While not formally classified, Complicit Financial Institutions vary by involvement level and function:

  • Active Facilitators: Directly structure transactions, e.g., lawyers-turned-bankers at Panama Papers firms layering funds.
  • Passive Enablers: Overlook red flags in high-risk corridors, like European banks handling Russian oligarch flows pre-2022 sanctions.
  • Correspondent Banking Variants: “Pocket banks” that serve as conduits for smaller complicit entities, as seen in FinCEN’s 2020 alerts on Travelex-linked laundering.
  • Crypto-Linked Institutions: Traditional banks onboarding unregulated exchanges without AML checks, flagged in FATF’s 2023 virtual asset guidance.

Examples include microfinance institutions in developing markets complicit in hawala networks or payment processors ignoring mule accounts.

Procedures and Implementation

Institutions must embed anti-complicity measures into AML programs. Compliance involves these steps:

  1. Risk Assessment: Conduct enterprise-wide AML risk evaluations annually, scoring products, geographies, and clients.
  2. Customer Due Diligence (CDD): Implement enhanced CDD for high-risks, using tools like World-Check for sanctions screening.
  3. Transaction Monitoring: Deploy AI-driven systems (e.g., NICE Actimize) to flag anomalies like rapid fund layering.
  4. Internal Controls: Train staff via mandatory AML certifications; establish a compliance officer reporting to the board.
  5. Audit and Testing: Independent audits quarterly, with scenario testing for complicity risks.
  6. Whistleblower Protocols: Anonymous reporting lines to detect internal complicity.

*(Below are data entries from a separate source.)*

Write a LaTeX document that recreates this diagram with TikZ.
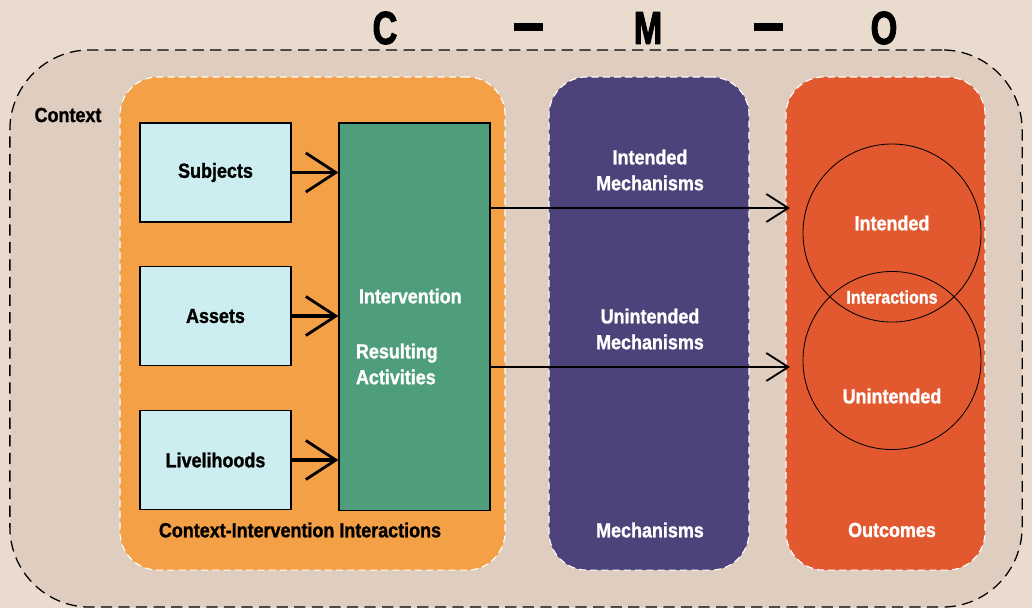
\documentclass[tikz,border=0pt]{standalone}
\usepackage{fontspec}
\setmainfont{Liberation Sans}[FakeStretch=0.88,BoldFeatures={FakeBold=1.2}]
\newfontfamily\titlefont{Liberation Sans Bold}[FakeStretch=0.74,FakeBold=2]
\usetikzlibrary{arrows.meta}

\definecolor{pagebg}{HTML}{E9DCCF}
\definecolor{ctxbg}{HTML}{DFCDBF}
\definecolor{ciorange}{HTML}{F3A047}
\definecolor{mechpurple}{HTML}{4D4279}
\definecolor{outred}{HTML}{E2592F}
\definecolor{boxblue}{HTML}{CDEEF0}
\definecolor{intgreen}{HTML}{4F9E7B}

\begin{document}
\begin{tikzpicture}[x=0.025cm,y=-0.025cm,
  font=\bfseries\fontsize{14.5}{18.4}\selectfont,
  panel/.style={draw=white,line width=0.8pt,dash pattern=on 5pt off 3pt,rounded corners=0.95cm,
    minimum height=12.325cm,inner sep=0pt},
  box/.style={draw=black,line width=0.8pt,fill=boxblue,minimum width=3.775cm,minimum height=2.475cm,inner sep=0pt},
  feed/.style={line width=2.8pt,-{Straight Barb[length=0.75cm,width=0.975cm,line width=2pt]}},
  flow/.style={line width=1.3pt,-{Straight Barb[length=0.55cm,width=0.7cm,line width=1.3pt]}},
  ring/.style={circle,draw=black,line width=0.6pt,minimum size=4.45cm,inner sep=0pt},
  wlabel/.style={text=white,align=center},
  letter/.style={font=\titlefont\fontsize{33}{33}\selectfont},
  bar/.style={fill=black,minimum width=0.725cm,minimum height=0.22cm,inner sep=0pt}]

  \fill[pagebg] (0,0) rectangle (1032,608);
  \useasboundingbox (0,0) rectangle (1032,608);

  % C - M - O
  \node[letter] (t-c)  at (385,28) {C};
  \node[bar]    (t-d1) at (528,27) {};
  \node[letter] (t-m)  at (648,28) {M};
  \node[bar]    (t-d2) at (768,27) {};
  \node[letter] (t-o)  at (884,28) {O};

  \node[draw=black,fill=ctxbg,line width=0.9pt,dash pattern=on 8pt off 4.5pt,rounded corners=2cm,
    minimum width=25.3cm,minimum height=13.925cm] (context) at (516,328.5) {};
  \node (context-lbl) at (68,115) {Context};

  \node[panel,fill=ciorange,minimum width=9.625cm] (ci)  at (312.5,323.5) {};
  \node[panel,fill=mechpurple,minimum width=5cm]   (mech) at (649,323.5) {};
  \node[panel,fill=outred,minimum width=4.975cm]   (out)  at (885.5,323.5) {};

  \node[box] (subjects)    at (215.5,172.5) {Subjects};
  \node[box] (assets)      at (215.5,316)   {Assets};
  \node[box] (livelihoods) at (215.5,460)   {Livelihoods};

  \node[draw=black,line width=0.8pt,fill=intgreen,minimum width=3.775cm,minimum height=9.675cm] (interv) at (414.5,316.5) {};
  \node[text=white,anchor=west] (interv-lbl) at (354,296) {Intervention};
  \node[text=white,anchor=west,align=left] (activities) at (351,364) {Resulting\\Activities};

  \node (ci-lbl) at (300,530) {Context-Intervention Interactions};
  \node[wlabel] (intmech)   at (650,170) {Intended\\Mechanisms};
  \node[wlabel] (unintmech) at (650,329) {Unintended\\Mechanisms};
  \node[wlabel] (mech-lbl)  at (650,530) {Mechanisms};
  \node[wlabel] (out-lbl)   at (892,530) {Outcomes};

  \node[ring] (intended)   at (892,233) {};
  \node[ring] (unintended) at (892,360.5) {};
  \node[wlabel] (intended-lbl)   at (892,223) {Intended};
  \node[wlabel,font=\bfseries\fontsize{13}{16}\selectfont] (interact-lbl) at (892,297) {Interactions};
  \node[wlabel] (unintended-lbl) at (892,396) {Unintended};

  \coordinate (to-int)   at (790,208);
  \coordinate (to-unint) at (790,367);

  \draw[feed] (subjects.east)    -- (interv.west |- subjects.east);
  \draw[feed] (assets.east)      -- (interv.west |- assets.east);
  \draw[feed] (livelihoods.east) -- (interv.west |- livelihoods.east);

  \draw[flow] (interv.east |- to-int)   -- (to-int);
  \draw[flow] (interv.east |- to-unint) -- (to-unint);
\end{tikzpicture}
\end{document}
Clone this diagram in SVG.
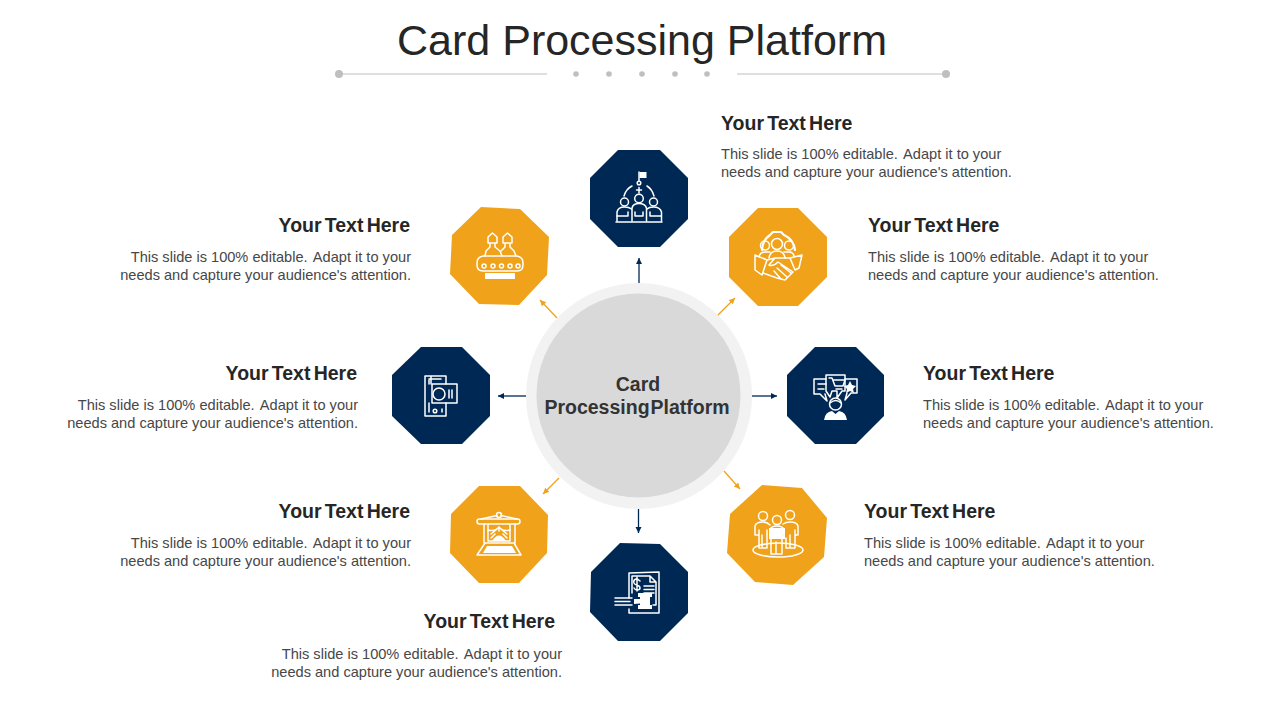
<svg xmlns="http://www.w3.org/2000/svg" width="1280" height="720" viewBox="0 0 1280 720">
<style>
text{font-family:"Liberation Sans",Arial,sans-serif}
.title{font-size:43px;fill:#262626;text-anchor:middle}
.h{font-size:19.500px;font-weight:700;fill:#262626;word-spacing:-2.200px}
.b{font-size:14.600px;fill:#474747}
.e{text-anchor:end}
.c{font-size:19.500px;font-weight:700;fill:#333;text-anchor:middle;word-spacing:-4.500px}
.navy{fill:#002855}
.org{fill:#f0a31a}
.i{fill:none;stroke:#fff;stroke-width:1.500;stroke-linejoin:round;stroke-linecap:round}
.f{fill:#fff;stroke:none}
.an{stroke:#002855;stroke-width:1.300;fill:none;marker-end:url(#an)}
.ao{stroke:#f0a31a;stroke-width:1.300;fill:none;marker-end:url(#ao)}
.dot{fill:#bfbfbf}
</style>
<defs>
<marker id="an" markerUnits="userSpaceOnUse" markerWidth="8" markerHeight="8" refX="6" refY="3" orient="auto"><path d="M0 0L6 3L0 6Z" fill="#002855"/></marker>
<marker id="ao" markerUnits="userSpaceOnUse" markerWidth="8" markerHeight="8" refX="6" refY="3" orient="auto"><path d="M0 0L6 3L0 6Z" fill="#f0a31a"/></marker>
</defs>
<rect width="1280" height="720" fill="#fff"/>
<g id="header">
<text class="title" x="642" y="55">Card Processing Platform</text>
<path d="M339 74H547M737 74H946" stroke="#bfbfbf" stroke-width="1.200" fill="none"/>
<circle class="dot" cx="339" cy="74" r="4"/><circle class="dot" cx="946" cy="74" r="4"/>
<circle class="dot" cx="576" cy="74" r="2.800"/><circle class="dot" cx="609" cy="74" r="2.800"/><circle class="dot" cx="642" cy="74" r="2.800"/><circle class="dot" cx="675" cy="74" r="2.800"/><circle class="dot" cx="707" cy="74" r="2.800"/>
</g>
<g id="connectors">
<path class="an" d="M639 283V258"/>
<path class="ao" d="M717 316L735 298"/>
<path class="an" d="M752 396H777"/>
<path class="ao" d="M724 471L740 489"/>
<path class="an" d="M638.500 509V533"/>
<path class="ao" d="M559 478L543 494"/>
<path class="an" d="M526 396H498"/>
<path class="ao" d="M557 318L540 300"/>
</g>
<g id="hub">
<circle cx="639" cy="396" r="113" fill="#f2f2f2"/>
<circle cx="638.500" cy="395.500" r="102" fill="#d9d9d9"/>
<text class="c" x="638" y="391">Card</text>
<text class="c" x="637" y="414">Processing Platform</text>
</g>
<g id="node-top">
<path class="navy" d="M618 150H660L688 178V219L660 247H618L590 219V178Z"/>
<path class="f" d="M639.500 172H646.500V178H639.500Z"/>
<g class="i">
<path d="M639 172V181"/><circle cx="639" cy="183" r="1.800"/>
<path d="M639 187.500V193M636.500 190H641.500"/>
<path d="M632 186Q626 189 624 196M647 186Q652 189 654 196"/>
<circle cx="624.500" cy="202" r="4"/><circle cx="639" cy="198.500" r="4.300"/><circle cx="653.500" cy="202" r="4"/>
<path d="M617 221V212Q618 207 624.500 207Q629 207 631.500 209M647 209Q649 207 653.500 207Q660 207 661.500 212V221"/>
<path d="M632 221V208Q633 203.500 639 203.500Q645 203.500 646.500 208V221"/>
<path d="M617 216H628V212M661 216H650V212M635 212V216H643V212M616 222H662"/>
</g></g>
<g id="node-top-right">
<path class="org" d="M758 208H798L827 237V277L798 306H758L729 277V237Z"/>
<g class="i">
<path d="M762 250A19 19 0 0 1 770 235L773 232H781L784 235A19 19 0 0 1 795 250" stroke-width="2.200"/>
<circle cx="765" cy="245.500" r="4.500"/><circle cx="777" cy="244" r="5.500"/><circle cx="789" cy="245.500" r="4.500"/>
<path d="M759 257Q760 252 765 252L770 252M784 252H789Q793 252 794 256M769 258Q770 251 777 251Q784 251 785 258"/>
<path d="M755 255L767 260L762 275L755 270ZM802 255L790 258L795 270L799 268Z"/>
<path d="M767 260L775 258L790 258M775 258L769 265Q773 267 778 262L793 272L785 280L777 278L763 273M781 265L791 273M777 268L787 277M774 271L781 279"/>
</g></g>
<g id="node-top-left">
<path class="org" d="M481 207L520 209L549 237L547 275L519 305L479 304L450 274L452 235Z"/>
<g class="i">
<path d="M477 263Q477 257 483 256H517Q523 257 523 263V265Q523 271 517 271H483Q477 271 477 265Z"/>
<circle cx="484" cy="266" r="2"/><circle cx="493" cy="266" r="2"/><circle cx="501.500" cy="266" r="2"/><circle cx="510" cy="266" r="2"/><circle cx="518" cy="266" r="2"/>
<path d="M492.500 233L497 237V243H488V237ZM488 243H497M490 243V247L486 251L485 256M495 243V247L500 251L502 256"/>
<path d="M507.500 233L512 237V243H503V237ZM503 243H512M505 243V247L501 251M510 243V247L514 251L516 256"/>
</g>
<rect class="f" x="485" y="273" width="30" height="6"/></g>
<g id="node-left">
<path class="navy" d="M421 347H462L490 375V416L462 444H421L392 416V375Z"/>
<g class="i">
<path d="M431 384V376H425V416H446V403M446 384V376H431M429 379H441M429 380V384M429 403V412M442 409V412"/>
<circle cx="435" cy="411" r="1.800"/>
<rect x="432" y="384" width="25" height="19"/><circle cx="439" cy="394" r="6"/>
<path d="M449 390V398M452 390V398"/>
</g></g>
<g id="node-right">
<path class="navy" d="M815 347H856L884 375V416L856 444H815L787 416V375Z"/>
<g class="i">
<path d="M826 379H814V394H820L827 401L825 394"/>
<path d="M818 384H826M818 389H824"/>
<path d="M826 375H845V391H842L837 398V391H832L830 397L826 391Z"/>
<path d="M829 378H832L835 386H843L845 380H833M836 389H842"/>
<path d="M845 379H857V393H851L845 400L847 393"/>
<circle cx="835.500" cy="404" r="6"/><path d="M830 403Q836 398 841 403"/>
</g>
<path class="f" d="M850 381L852 385L856 386L853 389L854 393L850 391L846 393L847 389L844 386L848 385Z"/>
<path class="f" d="M824 420Q825 412 832 411L835.500 414L839 411Q846 412 847 420Z"/></g>
<g id="node-bottom-right">
<path class="org" d="M762 485L802 488L827 518L824 557L793 585L755 582L727 553L730 514Z"/>
<g class="i">
<ellipse cx="778" cy="550" rx="25" ry="7"/>
<circle cx="763" cy="516" r="4.500"/><circle cx="777" cy="520" r="4.500"/><circle cx="790" cy="515" r="4.500"/>
<path d="M755 535V526Q756 522 763 522Q767 522 770 525M759 530V548H762V535M762 548H767V530M755 535H758"/>
<path d="M783 524Q786 522 790 522Q797 522 798 526V535H795M795 530V548H790V535M790 548H786V538"/>
<path d="M770 530Q771 526 777 526Q783 526 784 530M771 538V554H776V542M776 554H782V538"/>
</g>
<rect class="f" x="769" y="528" width="16" height="11"/></g>
<g id="node-bottom">
<path class="navy" d="M620 543L660 544L688 572V613L660 641H618L590 612L591 572Z"/>
<g class="i">
<path d="M629 598V573L659 572V613H629V609"/>
<path d="M632 593V576H650L656 582V605H653M650 576V582H656"/>
</g>
<g class="i" stroke-width="1.200">
<path d="M637 577V591M640 581Q638 579 636 579Q633 580 634 583Q635 585 637 585Q640 586 640 588Q640 590 637 590Q635 590 634 588"/>
<path d="M644 586H654M644 589.500H654M644 593H654"/>
<path d="M615 598H632M615 605H632M615 601.500H630"/>
</g>
<path class="f" d="M638 593H652V597H650V605H652V609H638V605H640V603.500L634 604V599L640 599V597H638Z"/>
</g>
<g id="node-bottom-left">
<path class="org" d="M479 486L520 486L548 515L547 553L519 583L479 583L450 553L451 514Z"/>
<g class="i">
<rect x="477" y="519" width="43" height="5" rx="2.500"/><circle cx="499" cy="515" r="2.500"/>
<path d="M481 519L497 515.500M517 519L501 515.500"/>
<path d="M484 524V543M515 524V543M488 525V541H510V525"/>
<path d="M488 530Q495 532 499 527Q503 532 510 530M491 534L496 530M507 534L502 530M499 527V531M491 538L495 534M507 538L503 534"/>
<path d="M485 543L477 555H521L514 543Z"/>
</g>
<path class="f" d="M492 541Q499 530 506 541Z"/><path class="f" d="M487 546H512L516 553H483Z"/></g>
<g id="label-top"><text class="h" x="721" y="130">Your Text Here</text><text class="b" x="721" y="159">This slide is 100% editable. <tspan dx="2">Adapt it to your</tspan></text><text class="b" x="721" y="177">needs and capture your audience's attention.</text></g>
<g id="label-top-right"><text class="h" x="868" y="232">Your Text Here</text><text class="b" x="868" y="262">This slide is 100% editable. <tspan dx="2">Adapt it to your</tspan></text><text class="b" x="868" y="280">needs and capture your audience's attention.</text></g>
<g id="label-right"><text class="h" x="923" y="380">Your Text Here</text><text class="b" x="923" y="410">This slide is 100% editable. <tspan dx="2">Adapt it to your</tspan></text><text class="b" x="923" y="428">needs and capture your audience's attention.</text></g>
<g id="label-bottom-right"><text class="h" x="864" y="518">Your Text Here</text><text class="b" x="864" y="548">This slide is 100% editable. <tspan dx="2">Adapt it to your</tspan></text><text class="b" x="864" y="566">needs and capture your audience's attention.</text></g>
<g id="label-top-left"><text class="h e" x="410" y="232">Your Text Here</text><text class="b e" x="411" y="262">This slide is 100% editable. <tspan dx="2">Adapt it to your</tspan></text><text class="b e" x="411" y="280">needs and capture your audience's attention.</text></g>
<g id="label-left"><text class="h e" x="357" y="380">Your Text Here</text><text class="b e" x="358" y="410">This slide is 100% editable. <tspan dx="2">Adapt it to your</tspan></text><text class="b e" x="358" y="428">needs and capture your audience's attention.</text></g>
<g id="label-bottom-left"><text class="h e" x="410" y="518">Your Text Here</text><text class="b e" x="411" y="548">This slide is 100% editable. <tspan dx="2">Adapt it to your</tspan></text><text class="b e" x="411" y="566">needs and capture your audience's attention.</text></g>
<g id="label-bottom"><text class="h e" x="555" y="628">Your Text Here</text><text class="b e" x="562" y="659">This slide is 100% editable. <tspan dx="2">Adapt it to your</tspan></text><text class="b e" x="562" y="677">needs and capture your audience's attention.</text></g>
</svg>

Technology like blockchain analytics (Chainalysis) and RegTech platforms automate detection, ensuring scalability.

Impact on Customers/Clients

Customers of complicit institutions face immediate restrictions: account freezes, transaction halts, and mandatory KYC reverification. Rights include appeal processes under regulations like the EU’s GDPR for data handling, but interactions are adversarial—queries route through compliance teams.

High-risk clients (e.g., PEPs) endure prolonged scrutiny, with funds potentially forfeited if linked to laundering. Legitimate clients suffer collateral damage, such as delayed payments or relationship terminations. Institutions must notify affected parties per FATF standards, balancing transparency with tipping-off prohibitions.

Duration, Review, and Resolution

Designations last until remediation: typically 1-5 years for monitoring orders, indefinite for criminal cases. Reviews occur semi-annually, assessing control fixes via regulator site visits.

Resolution requires board-certified remediation plans, third-party audits, and fines payment. Ongoing obligations include elevated reporting and exit from high-risk activities. Danske Bank’s ongoing monitorship (until 2024) exemplifies this.

Reporting and Compliance Duties

Institutions must file SARs within 30 days of suspicion (U.S. BSA standard), documenting rationale meticulously. Compliance duties encompass record-keeping for 5-10 years and annual AML program certifications.

Penalties escalate: civil fines up to $1 million per violation (PATRIOT Act), criminal charges with 20-year sentences, and debarment from federal contracts. Globally, FATF greylists impose trade barriers.

Related AML Terms

“Complicit Financial Institution” interconnects with:

  • Shell Banks: Prohibited under FATF Rec. 18; complicit if correspondent ties exist.
  • Correspondent Banking: Heightened risks per PATRIOT Act Section 312.
  • Ultimate Beneficial Owner (UBO): Failure to identify enables complicity.
  • Suspicious Activity Report (SAR): Non-filing signals potential complicity.
  • Politically Exposed Persons (PEPs): Untreated PEPs often trigger designations.

These terms form an ecosystem where lapses in one amplify complicity risks.

Challenges and Best Practices

Challenges:

  • Resource strain in emerging markets like Pakistan, with high informal economies.
  • Evolving tech threats (e.g., DeFi mixing services).
  • Jurisdictional conflicts in cross-border cases.

Best Practices:

  • Adopt AI for real-time monitoring, reducing false positives by 40%.
  • Foster public-private partnerships, e.g., FinCEN’s 314(b) info-sharing.
  • Culture-building: Tie executive bonuses to AML metrics.
  • Scenario planning for sanctions evasion.

Regular tabletop exercises mitigate these.

Recent Developments

Post-2022 Ukraine invasion, FATF accelerated crypto AML rules (Travel Rule for VASPs, 2024). U.S. FinCEN’s 2024 beneficial ownership registry curbs anonymous complicity. EU’s AMLR (2024) introduces a central authority for high-risk institutions. Tech trends: AI ethics scrutiny (e.g., EU AI Act) ensures unbiased monitoring. Pakistan’s 2025 SBP circulars mandate AI pilots amid FATF greylist exit efforts.

A Complicit Financial Institution represents the front line of AML failure, with profound regulatory, financial, and reputational consequences. By mastering definitions, procedures, and best practices, compliance officers safeguard institutions, upholding the integrity of global finance.